Le FSQ visait à créer un tel espace : son processus d’organisation, horizontal, ouvert et régionalement décentralisé, impliqua des centaines de militantEs et d’organisations. Au sein de ses divers comités, collectifs régionaux, et assemblées, d’importants réseaux de solidarité se sont bâtis entre des groupes de toutes tailles et secteurs et des militantEs qui travaillèrent ensemble autour d’un objectif commun : en ce sens, le simple processus organisationnel du FSQ aura sûrement des impacts durables sur la consolidation d’une gauche renouvelée au Québec.

Alors que les FSM sont seulement accessibles aux quelques privilégiéEs qui peuvent quitter leur foyer et leur travail pour une semaine et se permettre un court voyage vers un autre continent, un forum provincial ne pose pas le même problème, ou du moins, à bien moindre échelle : des mesures additionnelles furent prises pour que l’événement soit accessible aux groupes et personnes aux moyens limités ou vivant dans des régions éloignées de Montréal. Ceci permit une participation populaire et organisationnelle massive et diversifiée.

Les participantEs au forum firent l’expérience d’un espace horizontal, participatif et inclusif. Non seulement le processus d’auto programmation des activités fut-il participatif (les activités étant programmées librement et à l’avance par organisations comme individus), mais la forme de la plupart des ateliers, visant à briser avec la verticalité traditionnelle de bien des événements publics, le fut également.

En ce sens, le FSQ contribua à générer une culture, des pratiques et des structures démocratiques et participatives au sein des mouvements sociaux et populaires du Québec. De plus, le FSQ donna à ses participantEs l’opportunité de récolter une énorme quantité d’information tout en pouvant l’adresser de façon critique, d’échanger expériences et analyses avec d’autres militantEs et de construire des solidarités et des perspectives d’action commune – consolidant ainsi les mouvements populaires et sociaux par la base.

Une particularité du FSQ fut son caractère profondément politique. En permettant à divers secteurs et luttes de se rencontrer et d’échanger à la base et à une échelle massive, le FSQ n’a pas seulement aidé ceux et celles qui y ont participé à développer une compréhension plus globale et politisée des enjeux et luttes sociales, mais a aussi su générer un fort sentiment d’unité, de conscience et de confiance politique : une conscience du « nous » (qui nous sommes, ce qui nous unit), du « eux » (qui/ce à quoi nous nous opposons), de l’ « alternative » (ce que nous voulons construire) et du « comment » (quelles stratégies entreprendre).
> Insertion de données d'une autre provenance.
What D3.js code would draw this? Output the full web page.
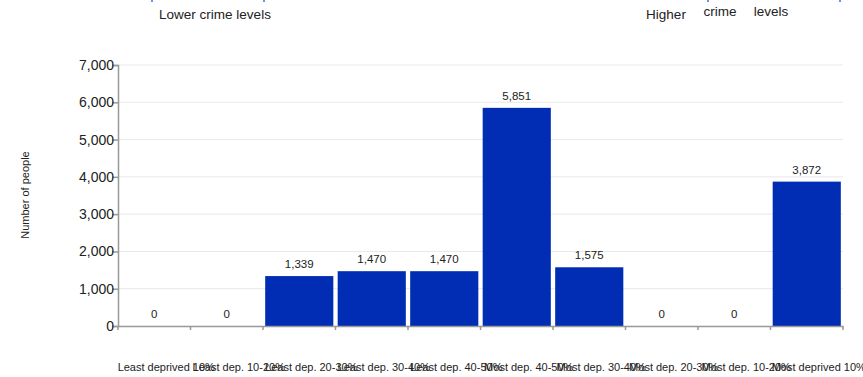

Il nous faut finalement garder en tête que ceci ne fut que le premier FSQ : son succès aura certainement mis l’événement « sur la carte » pour quantité de militantEs des quatre coins du Québec à l’avenir. Le potentiel d’un tel espace ne sera pleinement développé qu’à travers les luttes et forums à venir, alors qu’organisations et militantEs prépareront l’événement de façon toujours plus constructive – de façon à en faire un espace où les graines d’un mouvement politique de masse, dynamique et démocratique, sont plantées et cultivées – et entre-temps s’engagent pleinement dans la construction des mouvements sociaux, des luttes et de l’activité politique nécessaires à la complétion de ce processus.